De Avonden, appearing in 1947, was the début novel of Gerard Reve (1923-2006). The book tells the story of Frits van Egters, who in the bleak December days soon after the Second World War is seeking to hide his uneasiness from his parents and friends. A grey haze of melancholy lies over everything, and with his idiosyncratic sense of humour he tries to break through the armour of boredom.

The book is one of the most important novels in Dutch literature. It has become a classic as the poignant description of the tedium that plagued The Netherlands in the postwar years. Frits van Egters reflected the young people who felt their lives dribbling away in meaninglessness, monotony and isolation. Humour and the hope that perhaps there was Something higher kept them struggling along.


Dick Matena had already had an uncommonly fascinating and varied career; classic adventure stories, science fiction, adaptations of children’s books and of literature, erotic stories, contrary adaptations of biographies, non-conformist social criticism, and taboo-breaking stories. At the age of 17 Matena began working at Toonder Studios, where he contributed to the Panda strip cartoons.

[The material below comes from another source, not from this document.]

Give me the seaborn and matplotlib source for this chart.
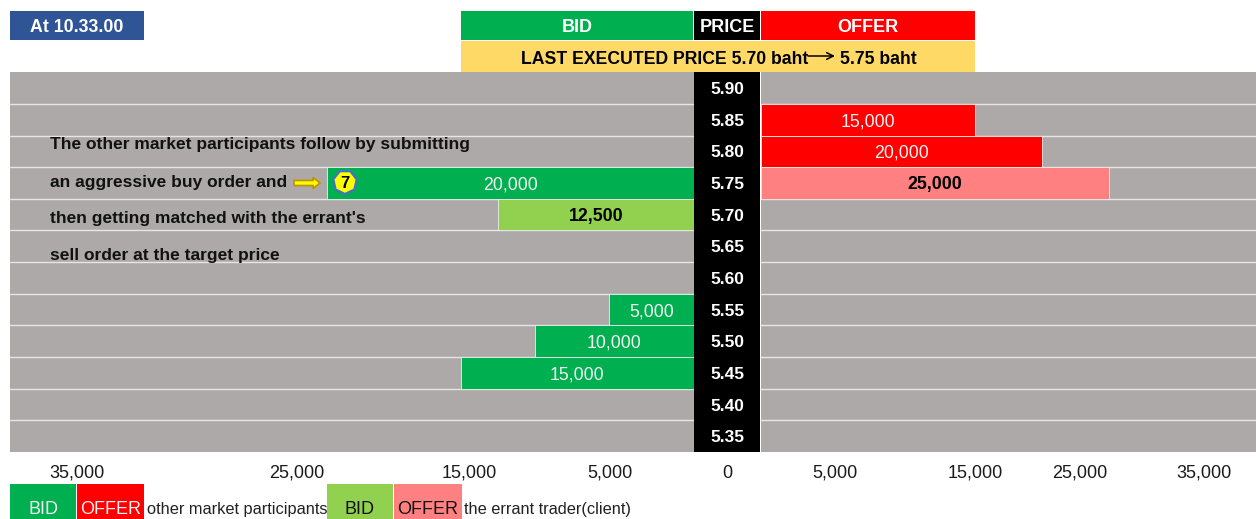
import numpy as np
import pandas as pd
import matplotlib
matplotlib.use("Agg")
import matplotlib.pyplot as plt
from matplotlib.patches import Rectangle, RegularPolygon, FancyArrow
from matplotlib.transforms import ScaledTranslation
import seaborn as sns

prices = ["5.90", "5.85", "5.80", "5.75", "5.70", "5.65", "5.60", "5.55", "5.50", "5.45", "5.40", "5.35"]
bid_qty = [None, None, None, 20000, 12500, None, None, 5000, 10000, 15000, None, None]
bid_owner = [None, None, None, "other", "errant", None, None, "other", "other", "other", None, None]
offer_qty = [None, 15000, 20000, 25000, None, None, None, None, None, None, None, None]
offer_owner = [None, "other", "other", "errant", None, None, None, None, None, None, None, None]
tick_values = [5000, 15000, 25000, 35000]
note_lines = ["The other market participants follow by submitting", "an aggressive buy order and",
              "then getting matched with the errant's", "sell order at the target price"]

# the sheet's columns are uneven, so each side has its own piecewise quantity scale
bid_scale_q = [0, 5000, 10000, 12500, 15000, 20000, 25000, 35000, 45000]
bid_scale_px = [0, 84, 158, 195, 232, 366, 396, 616, 683]
offer_scale_q = [0, 5000, 15000, 20000, 25000, 35000, 45000]
offer_scale_px = [0, 75, 215, 282, 349, 444, 496]

GRAY = "#ADA9A8"
GREEN = "#00B050"
RED = "#FF0000"
LIME = "#92D050"
PINK = "#FF8080"
W, H = 1256, 519

sns.set_theme(style="white")
plt.rcParams["font.family"] = ["Liberation Sans", "DejaVu Sans"]
fig = plt.figure(figsize=(W / 100, H / 100), dpi=100, facecolor="white")


def px_axes(x0, x1, y0, y1):
    return fig.add_axes([x0 / W, 1 - y1 / H, (x1 - x0) / W, (y1 - y0) / H])


TOP, BOTTOM = 72.2, 452
ax_bid = px_axes(10, 693.5, TOP, BOTTOM)
ax_price = px_axes(693.5, 760.5, TOP, BOTTOM)
ax_offer = px_axes(760.5, W, TOP, BOTTOM)


def draw_side(ax, qty, owner, sq, spx, palette, label_colors, xmax, inverted, shifts, fs=12.8):
    ax.set_xscale("function", functions=(lambda v: np.interp(v, sq, spx), lambda p: np.interp(p, spx, sq)))
    ax.set_facecolor(GRAY)
    df = pd.DataFrame({"price": prices, "qty": qty, "owner": owner}).dropna()
    sns.barplot(data=df, x="qty", y="price", hue="owner", order=prices, hue_order=["other", "errant"],
                palette=palette, dodge=False, width=1.0, saturation=1, legend=False, ax=ax,
                edgecolor="#EDEDED", linewidth=0.6, orient="h")
    ax.set_xlim((xmax, 0) if inverted else (0, xmax))
    ax.set_ylim(len(prices) - 0.5, -0.5)
    ax.set_xlabel("")
    ax.set_ylabel("")
    ax.set_yticks([])
    ax.set_yticks(np.arange(0.5, len(prices) - 1), minor=True)
    ax.grid(False)
    ax.grid(which="minor", axis="y", color="#E6E6E6", lw=1.0)
    ax.set_axisbelow(True)
    for s in ax.spines.values():
        s.set_visible(False)
    ax.set_xticks(tick_values)
    ax.set_xticklabels([f"{v:,}" for v in tick_values], fontsize=fs + 0.2, color="#1a1a1a")
    ax.tick_params(axis="both", which="both", length=0)
    ax.tick_params(axis="x", pad=9)
    for lab, s in zip(ax.get_xticklabels(), shifts):
        lab.set_transform(lab.get_transform() + ScaledTranslation(s / 100, 0, fig.dpi_scale_trans))
    fig.canvas.draw()
    to_ax = ax.transData + ax.transAxes.inverted()
    for group, cont in zip(["other", "errant"], ax.containers):
        for p in cont.patches:
            if not np.isfinite(p.get_width()) or p.get_width() == 0:
                continue
            a = to_ax.transform((p.get_x(), p.get_y() + p.get_height() / 2))
            b = to_ax.transform((p.get_x() + p.get_width(), p.get_y() + p.get_height() / 2))
            style = label_colors[group]
            ax.text((a[0] + b[0]) / 2, a[1], f"{abs(p.get_width()):,.0f}", transform=ax.transAxes,
                    ha="center", va="center_baseline", fontsize=fs, **style)


label_styles = {"other": {"color": "#F2F2F2"}, "errant": {"color": "black", "fontweight": "bold"}}
draw_side(ax_bid, bid_qty, bid_owner, bid_scale_q, bid_scale_px, {"other": GREEN, "errant": LIME},
          label_styles, 45000, True, [0, 8, 0, 0])
draw_side(ax_offer, offer_qty, offer_owner, offer_scale_q, offer_scale_px, {"other": RED, "errant": PINK},
          label_styles, 45000, False, [0, 0, -29, 0])

# price ladder
ax_price.set_facecolor("black")
ax_price.set_xlim(0, 1)
ax_price.set_ylim(len(prices) - 0.5, -0.5)
for s in ax_price.spines.values():
    s.set_visible(False)
ax_price.set_yticks([])
ax_price.set_xticks([0.5])
ax_price.set_xticklabels(["0"], fontsize=13, color="#1a1a1a")
ax_price.tick_params(axis="x", length=0, pad=9)
for i, p in enumerate(prices):
    ax_price.text(0.5, i, p, color="white", fontweight="bold", fontsize=12.5, ha="center", va="center_baseline")

# overlay in pixel coordinates: header, notes and key
ov = fig.add_axes([0, 0, 1, 1], facecolor="none")
ov.set_xlim(0, W)
ov.set_ylim(H, 0)
ov.axis("off")


def box(x0, x1, y0, y1, color, text=None, tcolor="white", bold=True, fs=13, ty=None):
    ov.add_patch(Rectangle((x0, y0), x1 - x0, y1 - y0, facecolor=color, edgecolor="none"))
    if text:
        ov.text((x0 + x1) / 2, (y0 + y1) / 2 if ty is None else ty, text, color=tcolor, ha="center",
                va="center_baseline", fontsize=fs, fontweight="bold" if bold else "normal")


box(10, 144, 11, 40, "#2F5597", "At 10.33.00", fs=12.8)
box(461, 693, 11, 40, GREEN, "BID")
box(694, 760, 11, 40, "black", "PRICE")
box(761, 975, 11, 40, RED, "OFFER")
box(461, 975, 41, 72, "#FFD966")
ov.text(521, 57, "LAST EXECUTED PRICE 5.70 baht", fontsize=12.7, fontweight="bold", color="black", ha="left", va="center_baseline")
ov.text(840, 57, "5.75 baht", fontsize=12.7, fontweight="bold", color="black", ha="left", va="center_baseline")
ov.annotate("", xy=(835, 56), xytext=(808, 56),
            arrowprops=dict(arrowstyle="->", lw=1.1, color="black", shrinkA=0, shrinkB=0))

for y, line in zip([143, 181, 217, 254], note_lines):
    ov.text(50, y, line, fontsize=12.5, fontweight="bold", color="#111111", ha="left", va="center_baseline")
ov.add_patch(FancyArrow(294, 183, 26, 0, width=5, head_width=11, head_length=7, length_includes_head=True,
                        facecolor="#FFFF00", edgecolor="#BF9000", lw=1.2))
ov.add_patch(RegularPolygon((345, 182), 7, radius=12, facecolor="#FFFF00", edgecolor="#4472C4", lw=1.6))
ov.text(345, 182, "7", fontsize=12, fontweight="bold", color="black", ha="center", va="center_baseline")

box(10, 76, 484, 519, GREEN, "BID", "#F2F2F2", False, 13, 508)
box(77, 144, 484, 519, RED, "OFFER", "#F2F2F2", False, 13, 508)
ov.text(147, 508, "other market participants", fontsize=11.8, color="#222222", ha="left", va="center_baseline")
box(327, 393, 484, 519, LIME, "BID", "#111111", False, 13, 508)
box(394, 462, 484, 519, PINK, "OFFER", "#111111", False, 13, 508)
ov.text(464, 508, "the errant trader(client)", fontsize=11.8, color="#222222", ha="left", va="center_baseline")

fig.savefig("out.png", dpi=100)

Through his contribution to the American magazine Heavy Metal he received a contract with the international agency Selectiones Illustrades. There he did the cartoon stories Amen, Gauguin and Van Gogh, Mozart and Casanova, The last days of Edgar Allan Poe, Sartre and Hemingway. He also adapted children’s books like Kruimeltje, Pietje Bell and Dik Trom as cartoon strips. In 1997 at the request of Marten Toonder he breathed new life into the Tom Poes series. He drew for both the magazines Donald Duck and Pep and for Playboy, Penthouse and Rooie Oortjes. In addition he wrote scenarios for cartoon series like Storm, De Partners, De Macaroni’s and De Argonautjes.

Matena’s work has been translated into more than thirteen languages. Among the awards he was won is the Dutch Stripschapprijs (1986).

The cartoon version of De Avonden appeared in het Parool and was published in four volumes by De Bezige Bij.